The longest government shutdown may have done the impossible.

It got some Republicans and Democrats to agree on the need for some kind of wall. Unfortunately for President Trump, what they want to wall off is the option to shut down the federal government.

Legislators from both parties have openly said they don’t want to see the kind of thing that happened with the 35-day impasse that ended Friday happen again.

“Shutting down the government should be as off-limits in budget negotiations as chemical warfare is in real warfare,” said the GOP’s Sen. Lamar Alexander on Friday .

Other Republicans were equally outspoken, including Sen. Rob Portman, who put out a plan that would keep government tripping along amid negotiations, with stepped 1 percent cuts after four months and seven months as a nudge to keep the conversation on track.

Democratic Sen. Mark Warner countered with his own plan, poignantly named the Stop STUPIDITY Act. His idea? If you’re going to cut funding to something, make it Congress and the White House.

Lots of people have had ideas about how to end shutdowns. Lock people in a room. Don’t let people go home until a compromise is reached. Be tough. Be accommodating. Come to the table. Walk away. Make them come to you. Whatever you do, be sure you come out on top.

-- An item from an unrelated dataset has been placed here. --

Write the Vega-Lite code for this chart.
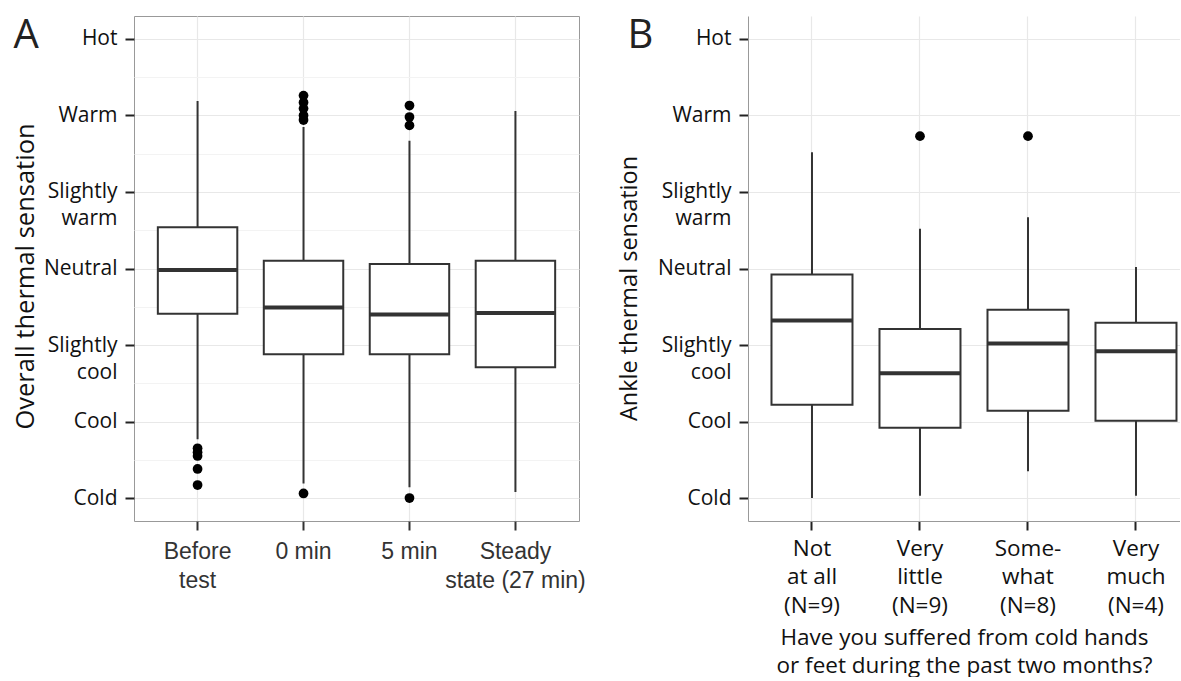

Now that we have almost three weeks to make sure there is no encore of the recent contest of wills, maybe our leaders can focus on solutions instead of wins.

But once that’s past, let’s revisit Alexander’s and Warner’s ideas but do them one better.

Instead of finding a way out of a shutdown, let’s find a way to prevent one. (Harrisburg? You could pay attention to this, too.)

Maybe we could actually make and stick by a budget. No stop-gap measures and continuing resolutions. Let’s make a new budget, or let’s keep going under the old one.

Let’s quit pulling out switchblades over the debt ceiling votes and realize that we have no choice when it comes to paying for things we already said we would pay. Let’s say that when we have a good idea for a program we want to fund, we make paying for it part of passing it.

Let’s require our federal government to run things, if not the way we run our homes, then at least the way we demand lower levels of government work.

A school board doesn’t get to close school just because there is disagreement about paying for STEM or paying for music. Pennsylvania schools have kept going even when Harrisburg’s budget tantrums have meant months of borrowing to cover shortfalls.

And if the people in Washington can’t find a way to make this work, let’s find people who can.